When the subject of respected managers in 2010 Major League Baseball comes up, most people would start with names like Cox, La Russa, Francona, Madden and Manuel. In that same group or close behind would be Baker, Bochy and (until the last month of the season) Bud Black.

And if you were honest, you would probably have to travel quite a ways down your list before you came up with the name of the skipper who leads the most unlikely and most dominating team—the Texas Rangers—in this year’s MLB postseason: Ron Washington, the best manager no one knows.

The Rangers looked to replace Buck Showalter in November of 2006. The assumption was that Trey Hillman (not exactly a household name) was the shoe-in for the job; however, he was offered more money by the Nippon Ham Fighters to stay on with them.

On to Plan B: Instead the front-office folks down in Arlington, Texas decided to cast their lot with Ron Washington, the best manager no one knows.

From day one, Washington preached fundamentals-first baseball, along with consistent optimism and confidence; however, his first year was a forgettable one—75-87—good for last place in the AL West.

Starting with his second year, the combination of veterans and novices started to produce improvement and progress.

In year three, the Rangers contended, for most of the season, in the wild card race before falling just short in the final week of the season. A disappointing finish for Ron Washington, the best manager no one knows.

Before year four (2010) started, a series of events occurred that could have brought everything to a screeching halt—the financial shape of the Texas Rangers was no secret. Tom Hicks, the team owner at the time, was looking to sell majority interest in the ball club. A prolonged process extended far into the season.

On March 17, 2010, Jon Heyman of Sports Illustrated reported that Washington tested positive for cocaine during the 2009 season. The manager offered his resignation, but his team and the front office stepped forward to vouch for Ron Washington, the best manager no one knows.
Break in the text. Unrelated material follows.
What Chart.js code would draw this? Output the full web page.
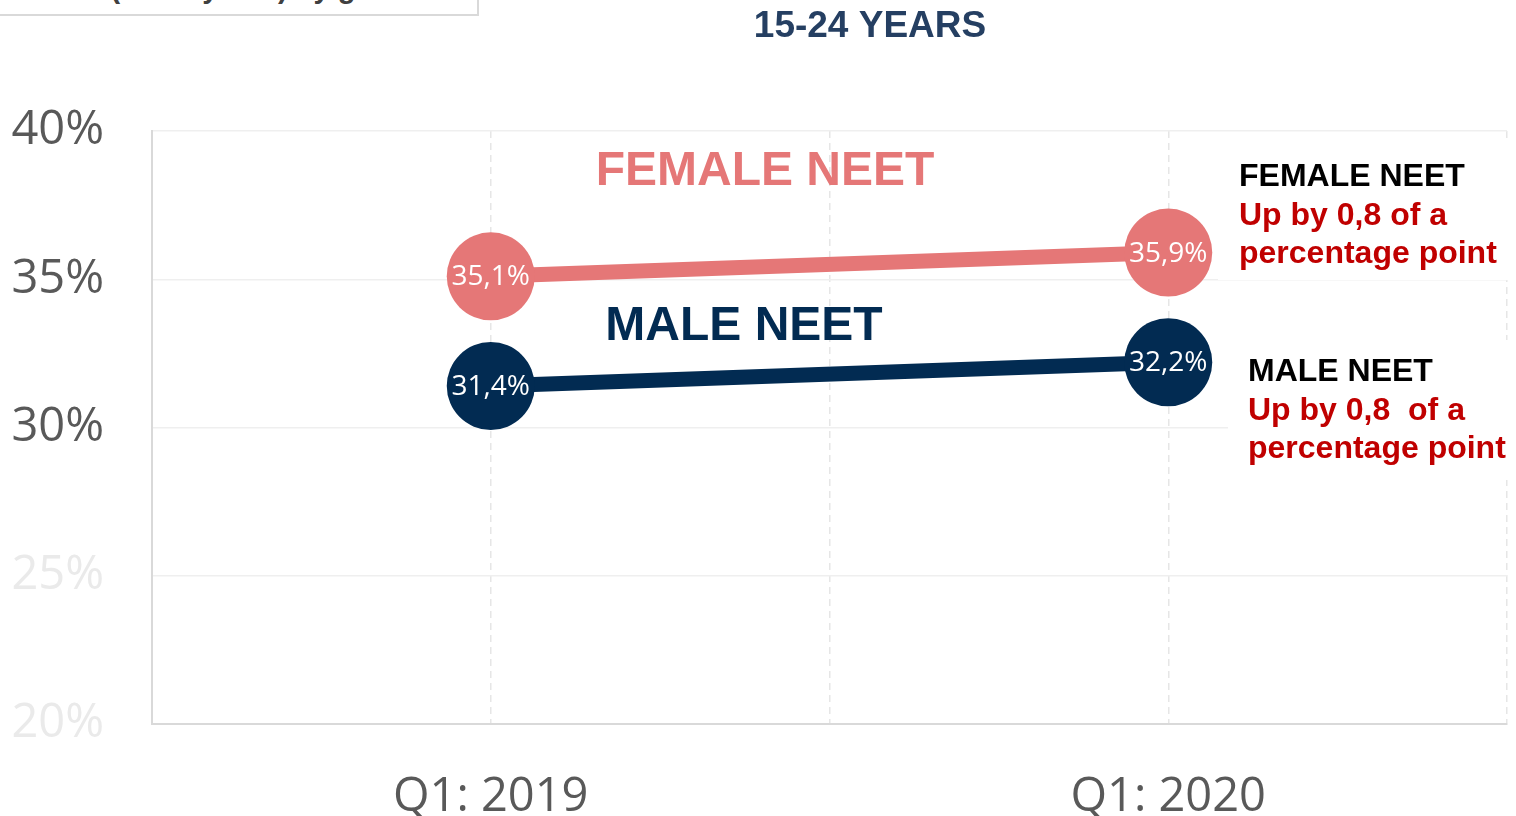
<!DOCTYPE html>
<html>
<head>
<meta charset="utf-8">
<script src="https://cdn.jsdelivr.net/npm/chart.js@4"></script>
<style>
  html, body { margin: 0; padding: 0; background: #fff; overflow: hidden; }
  #wrap { position: relative; width: 1516px; height: 816px; }
  #topBox {
    position: absolute; left: -2px; top: -40px; width: 477px; height: 52px;
    border: 2px solid #d9d9d9; background: #fff; overflow: hidden;
  }
  #topBox span {
    position: absolute; left: 25px; top: 12px; white-space: nowrap;
    font: bold 29px/29px "Liberation Sans", Arial, sans-serif; color: #404040;
  }
</style>
</head>
<body>
<div id="wrap">
  <canvas id="chart" width="1516" height="816"></canvas>
  <div id="topBox"><span>NEET (15-24 years) by gender</span></div>
</div>
<script>
const categories = ['Q1: 2019', 'Q1: 2020'];
const femaleValues = [35.1, 35.9];
const maleValues = [31.4, 32.2];
const chartTitle = '15-24 YEARS';
const femaleNote = ['FEMALE NEET', 'Up by 0,8 of a', 'percentage point'];
const maleNote = ['MALE NEET', 'Up by 0,8  of a', 'percentage point'];

const PINK = '#e57777';
const NAVY = '#022b52';
const RED = '#c00000';

function toPoints(values){
    return values.map((v, i) => ({x: i, y: v}));
}

function fmt(v){
    return v.toFixed(1).replace('.', ',') + '%';
}

// white value text inside the big circles
const pointLabels = {
    id: 'pointLabels',
    afterDatasetsDraw(chart){
        const ctx = chart.ctx;
        ctx.save();
        ctx.font = '28px "Open Sans", sans-serif';
        ctx.fillStyle = '#ffffff';
        ctx.textAlign = 'center';
        ctx.textBaseline = 'middle';
        chart.data.datasets.forEach((ds, di) => {
            chart.getDatasetMeta(di).data.forEach((pt, i) => {
                ctx.fillText(fmt(ds.data[i].y), pt.x, pt.y + 1);
            });
        });
        ctx.restore();
    }
};

// title, series names and the notes on the right
const notes = {
    id: 'notes',
    beforeDatasetsDraw(chart){
        const ctx = chart.ctx;
        ctx.save();
        ctx.fillStyle = '#ffffff';
        ctx.fillRect(1218, 140, 298, 140);
        ctx.fillRect(1228, 340, 288, 140);

        ctx.textBaseline = 'alphabetic';
        ctx.textAlign = 'center';
        ctx.font = 'bold 37px "Liberation Sans", Arial, sans-serif';
        ctx.fillStyle = '#253f62';
        ctx.fillText(chartTitle, 870, 37);

        ctx.font = 'bold 48px "Liberation Sans", Arial, sans-serif';
        ctx.fillStyle = PINK;
        ctx.fillText('FEMALE NEET', 765, 185);
        ctx.fillStyle = NAVY;
        ctx.fillText('MALE NEET', 744, 340);

        ctx.textAlign = 'left';
        const drawNote = (lines, x, y) => {
            ctx.font = 'bold 32px "Liberation Sans", Arial, sans-serif';
            ctx.fillStyle = '#000000';
            ctx.fillText(lines[0], x, y);
            ctx.fillStyle = RED;
            ctx.fillText(lines[1], x, y + 39);
            ctx.fillText(lines[2], x, y + 77);
        };
        drawNote(femaleNote, 1239, 186);
        drawNote(maleNote, 1248, 381);
        ctx.restore();
    }
};

new Chart(document.getElementById('chart'), {
    type: 'line',
    data: {
        datasets: [{
            label: 'FEMALE NEET',
            data: toPoints(femaleValues),
            borderColor: PINK,
            backgroundColor: PINK,
            borderWidth: 15,
            pointRadius: 44,
            pointBorderWidth: 0,
            pointHoverRadius: 44,
            clip: false
        }, {
            label: 'MALE NEET',
            data: toPoints(maleValues),
            borderColor: NAVY,
            backgroundColor: NAVY,
            borderWidth: 15,
            pointRadius: 44,
            pointBorderWidth: 0,
            pointHoverRadius: 44,
            clip: false
        }]
    },
    options: {
        responsive: false,
        animation: false,
        layout: {
            autoPadding: false,
            padding: {top: 131, right: 9, bottom: 0, left: 0}
        },
        plugins: {
            legend: {display: false},
            tooltip: {enabled: false}
        },
        scales: {
            x: {
                type: 'linear',
                min: -0.5,
                max: 1.5,
                afterFit: (scale) => { scale.height = 92; },
                ticks: {
                    stepSize: 0.5,
                    autoSkip: false,
                    maxRotation: 0,
                    padding: 0,
                    color: '#595959',
                    font: {family: '"Open Sans", sans-serif', size: 47, lineHeight: 3.115},
                    callback: (v) => Number.isInteger(v) ? categories[v] : ''
                },
                grid: {
                    drawTicks: false,
                    lineWidth: 1.5,
                    color: (c) => c.index === 0 ? 'rgba(0,0,0,0)' : '#e6e6e6'
                },
                border: {color: '#d9d9d9', width: 2, dash: [7, 5]}
            },
            y: {
                min: 20,
                max: 40,
                afterFit: (scale) => { scale.width = 152; },
                ticks: {
                    stepSize: 5,
                    padding: 48,
                    font: {family: '"Open Sans", sans-serif', size: 47},
                    color: (c) => c.tick.value >= 30 ? '#595959' : '#eaeaea',
                    callback: (v) => v + '%'
                },
                grid: {
                    drawTicks: false,
                    lineWidth: 1.5,
                    color: (c) => c.index === 0 ? 'rgba(0,0,0,0)' : '#efefef'
                },
                border: {color: '#d9d9d9', width: 2}
            }
        }
    },
    plugins: [notes, pointLabels]
});
</script>
</body>
</html>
As strange as it seems and as cliche as it could sounds, all of the adversity that could have torn them apart may have been the very thing that brought the Rangers together: First place finish in the AL West; first time in the playoffs in over a decade.

Many predicted that the Texas Rangers would provide only a limited challenge for the Tampa Bay Rays. But they did more than that. After the Rangers beat the Rays in all three games at Tropicana Field to clinch the ALDS, almost everyone predicted a lop-sided series with the Yankees, which it has been but in the opposite direction.

No one will downplay the role that featured players like Cliff Lee, Josh Hamilton, Michael Young, Vlad Guerrero or less familiar names like Nelson Cruz, Ian Kinsler or Benjie Molina have played.

But many might overlook the person who has, on the field, combined the Ranger coaches and players into a smoothly running, big-game winning machine: Ron Washington, the best manager more people now know!